We discussed this during an in-person meeting at TPAC. There was general alignment that this is a use case we want to support and have seen developers solve in various ways. That said, there are some limitations to what we can do. For example, uninjecting a script isn't possible because there is no way to revert any changes it may have made to a page.

The main path forward we saw was adding a way to specify that you would like scripts to inject in certain conditions even if a page is already loaded. That matches the request in https://github.com/w3c/webextensions/issues/617 so we're going to continue discussion there, and I'm going to close this in favor of that issue.

fregante commented 2 months ago

I’m really confused about the progression of this issue. I don’t see anyone suggesting the “unloading” of scripts.
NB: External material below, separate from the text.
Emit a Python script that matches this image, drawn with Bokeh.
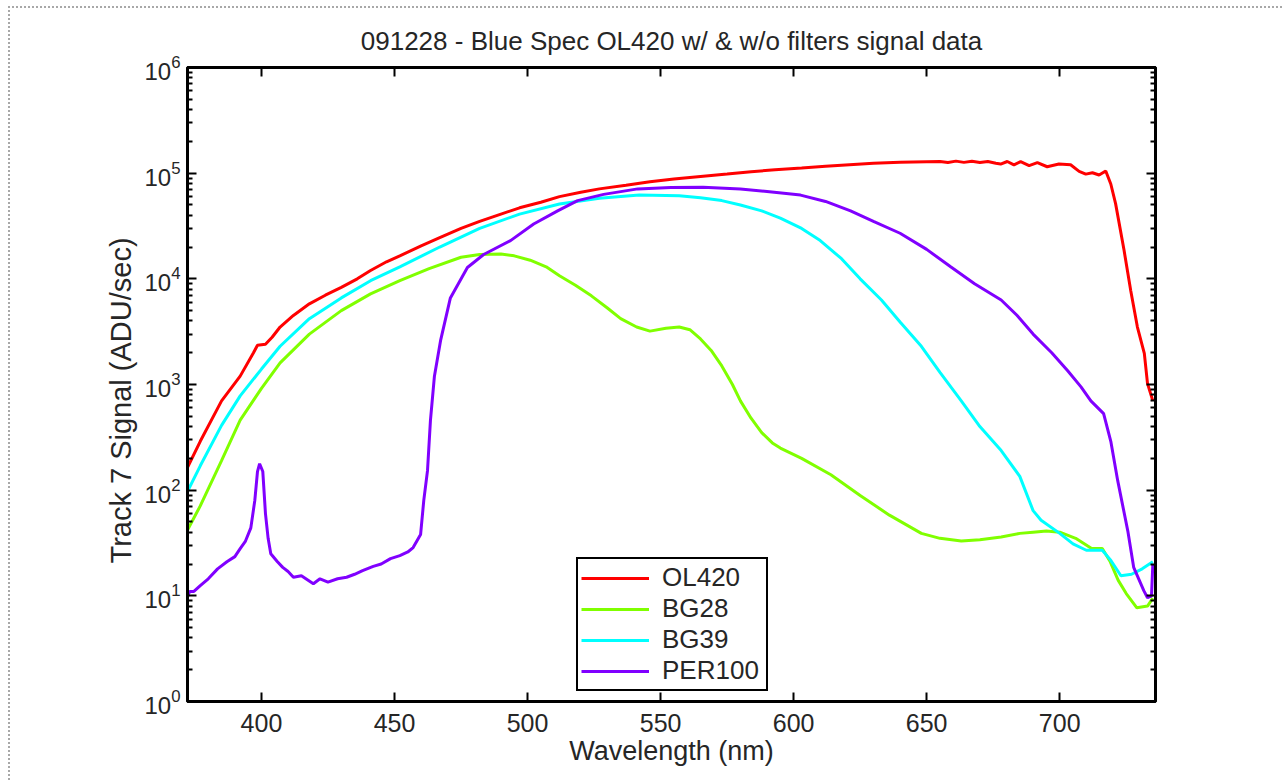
from bokeh.plotting import figure
from bokeh.models import (LinearAxis, LogAxis, FixedTicker, CustomJSTickFormatter,
                          Legend, LegendItem, Range1d, Title)
from bokeh.embed import file_html
from bokeh.resources import INLINE

TITLE = "091228 - Blue Spec OL420 w/ & w/o filters signal data"
X_LABEL = "Wavelength (nm)"
Y_LABEL = "Track 7 Signal (ADU/sec)"
X_TICKS = [400, 450, 500, 550, 600, 650, 700]
Y_TICKS = [1, 10, 100, 1000, 10000, 100000, 1000000]

ol420_wl = [372, 377, 385, 392, 397, 398.5, 401.5, 404, 407, 412, 418, 424, 430, 436, 441, 447,
            452, 460, 467, 475, 482, 490, 497, 505, 512, 520, 527, 537, 546, 555, 565, 575,
            584, 593, 603, 612, 621, 630, 640, 650, 655, 658, 661, 664, 667, 670, 673, 676,
            677.8, 680.3, 682.8, 685.3, 688.5, 691.6, 695.3, 699.7, 704.1, 707.3, 709.8,
            712.3, 714.8, 717.3, 719.2, 721, 724.2, 726.7, 729.2, 731.8, 733, 735]
ol420_val = [160, 290, 700, 1200, 2000, 2350, 2400, 2800, 3500, 4500, 5800, 7000, 8300, 10000,
             12000, 14500, 16500, 20500, 24500, 30000, 35000, 41000, 47000, 53000, 60000,
             66000, 71000, 77000, 83000, 88000, 93000, 98000, 103000, 108000, 112000, 116000,
             120000, 124000, 127000, 128500, 129000, 126000, 130000, 126500, 129500, 126000,
             129000, 124000, 122000, 129000, 120000, 128500, 118000, 126000, 115000, 122000,
             120000, 104000, 98000, 101000, 96000, 105000, 79000, 51500, 18500, 7700, 3500,
             1970, 1020, 700]

bg28_wl = [372, 377, 385, 392, 400, 407, 418, 430, 441, 452, 463, 475, 482, 490, 495, 501, 507,
           512, 518, 524, 530, 535, 541, 546, 552, 557, 561, 565, 569, 573, 577, 580, 584, 588,
           592, 595, 603, 614, 625, 636, 648, 655, 663, 670, 678, 685, 690, 695, 700, 706, 712,
           716, 719, 722, 725, 729, 733, 735]
bg28_val = [41, 71, 190, 460, 920, 1600, 3000, 5000, 7200, 9600, 12500, 16000, 17000, 17200,
            16500, 15000, 13000, 10700, 8700, 6900, 5300, 4200, 3500, 3200, 3400, 3500, 3300,
            2700, 2100, 1500, 1000, 700, 480, 350, 280, 250, 200, 140, 89, 58, 39, 35, 33, 34,
            36, 39, 40, 41, 40, 35, 28, 28, 21, 14, 10.5, 7.7, 8, 9.5]

bg39_wl = [372, 377, 385, 392, 400, 407, 418, 430, 441, 452, 467, 482, 497, 512, 527, 542, 557,
           565, 573, 580, 588, 595, 603, 610, 618, 625, 633, 640, 648, 655, 663, 670, 678, 685,
           690, 693, 700, 705, 710, 716, 719, 723, 727, 731, 735]
bg39_val = [95, 170, 410, 780, 1400, 2300, 4200, 6600, 9600, 13000, 20000, 30000, 41000, 51000,
            58000, 62000, 61000, 58500, 55000, 50000, 44000, 37500, 30000, 23000, 15500, 10000,
            6300, 3900, 2300, 1300, 700, 400, 237, 135, 64, 52, 39, 31, 27, 27, 22, 15.5, 16,
            18, 21]

per100_wl = [372, 373, 374.6, 377, 380, 383.5, 387, 390, 392, 394, 396, 397.5, 398.5, 399.3,
             400.5, 401.5, 402.5, 403.5, 406, 408, 410, 412, 415, 419.5, 422, 425, 428.6, 432,
             435, 438, 442, 445, 448.5, 452, 455, 457, 459.8, 461, 462.4, 463.5, 465, 467.3,
             471, 477.4, 483.5, 493.6, 502.3, 511.3, 518.8, 528.6, 541.4, 553.8, 566, 580, 590,
             602.6, 612, 621.4, 630, 640, 650, 659, 668, 678, 684, 690, 697, 703, 708, 711.7,
             716.5, 719.2, 721.8, 725.6, 727.8, 731.6, 733, 734.5, 735]
per100_val = [9.5, 11, 11, 12.5, 14.5, 18, 21, 23.5, 28, 33, 44, 80, 150, 178, 150, 60, 35, 25,
              21, 18.6, 17, 15, 15.5, 13, 14.5, 13.5, 14.5, 15, 16, 17.3, 19, 20, 22.5, 24, 26,
              28.6, 38, 80, 153, 455, 1200, 2600, 6600, 12800, 17000, 23000, 33000, 44000,
              55000, 63000, 71000, 73000, 73500, 71000, 67000, 62000, 54000, 44000, 35000,
              27000, 19000, 13000, 9000, 6300, 4500, 3000, 2000, 1350, 950, 700, 530, 290, 123,
              41, 18.6, 11.2, 9.6, 10, 20]

SERIES = [("OL420", ol420_wl, ol420_val, "#ff0000"),
          ("BG28", bg28_wl, bg28_val, "#80ff00"),
          ("BG39", bg39_wl, bg39_val, "#00ffff"),
          ("PER100", per100_wl, per100_val, "#8000ff")]

FONT = "Liberation Sans"
TXT = "#262626"

p = figure(width=1274, height=774, y_axis_type="log",
           x_range=Range1d(372.2, 736), y_range=Range1d(1, 1e6),
           output_backend="svg", toolbar_location=None,
           min_border_left=177, min_border_right=129, min_border_top=59, min_border_bottom=81,
           title=TITLE)
p.styles = {"border-top": "2px dotted #a8a8a8", "border-left": "2px dotted #a8a8a8",
            "margin-left": "8px", "margin-top": "6px"}
p.title.align = "center"
p.title.text_font = FONT
p.title.text_font_size = "26px"
p.title.text_font_style = "normal"
p.title.text_color = TXT
p.title.standoff = 23
p.xgrid.visible = False
p.ygrid.visible = False
p.outline_line_color = "black"
p.outline_line_width = 3

minor = [m * 10 ** k for k in range(6) for m in range(2, 10)]

def style_axis(ax):
    ax.axis_line_width = 3
    ax.axis_line_color = "black"
    ax.major_tick_in = 9
    ax.major_tick_out = 0
    ax.major_tick_line_width = 2
    ax.minor_tick_in = 5
    ax.minor_tick_out = 0
    ax.minor_tick_line_width = 2
    ax.major_label_text_font = FONT
    ax.major_label_text_color = TXT
    ax.axis_label_text_font = FONT
    ax.axis_label_text_color = TXT
    ax.axis_label_text_font_style = "normal"
    ax.axis_label_text_font_size = "27px"

xa = p.xaxis[0]
xa.ticker = FixedTicker(ticks=X_TICKS)
style_axis(xa)
xa.major_label_text_font_size = "25px"
xa.major_label_standoff = 12
xa.axis_label = X_LABEL
xa.axis_label_standoff = 1

ya = p.yaxis[0]
ya.ticker = FixedTicker(ticks=Y_TICKS, minor_ticks=minor)
style_axis(ya)
ya.major_label_text_font_size = "24px"
ya.major_label_standoff = 7

# y-axis label as a side title so it can be shifted along the axis like the original
ytitle = Title(text=Y_LABEL, align="left", text_font=FONT, text_font_size="29px",
               text_font_style="normal", text_color=TXT, offset=138, standoff=10)
p.add_layout(ytitle, "left")

# box ticks on the top and right sides (no labels)
top = LinearAxis(ticker=FixedTicker(ticks=X_TICKS), formatter=CustomJSTickFormatter(code="return '';"))
style_axis(top)
p.add_layout(top, "above")
right = LogAxis(ticker=FixedTicker(ticks=Y_TICKS, minor_ticks=minor),
                formatter=CustomJSTickFormatter(code="return '';"))
style_axis(right)
p.add_layout(right, "right")

items = []
for name, wl, val, col in SERIES:
    r = p.line(wl, val, line_color=col, line_width=3)
    items.append(LegendItem(label=name, renderers=[r]))

leg = Legend(items=items, location=(389, 10))
leg.border_line_color = "black"
leg.border_line_width = 2
leg.border_line_alpha = 1
leg.background_fill_color = "white"
leg.background_fill_alpha = 1
leg.label_text_font = FONT
leg.label_text_font_size = "26px"
leg.label_text_color = TXT
leg.glyph_width = 68
leg.glyph_height = 24
leg.label_height = 24
leg.label_width = 101
leg.label_standoff = 13
leg.spacing = 0
leg.padding = 3
leg.margin = 0
p.add_layout(leg, "center")

with open("out.html", "w", encoding="utf-8") as f:
    f.write(file_html(p, INLINE))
What was suggested here was a way to disable scripts that are declared in the manifest. #617 is completely unrelated to that.

Rob--W commented 2 months ago

I’m really confused about the progression of this issue. I don’t see anyone suggesting the “unloading” of scripts.

The request to unload is part of the feature request ("and also unloading it when it becomes excluded"), and you already called out before that this is not possible. During the meeting where this was discussed, I also said that unloading is not possible.

What was suggested here was a way to disable scripts that are declared in the manifest. #617 is completely unrelated to that.

617 relates to the remaining part of the feature request, "inject into existing tabs". The request there is for a manifest key, but any such content script specific feature would likely be ported to dynamically registered content scripts.

Note: when this issue was discussed first (https://github.com/w3c/webextensions/blob/main/_minutes/2024-07-18-wecg.md#meeting-notes), I noted that a way to support this would be to enable statically registered scripts to be updated. This idea resonated with some. If one is interested in having this idea pursued, please create a new issue focused on that specific solution/feature.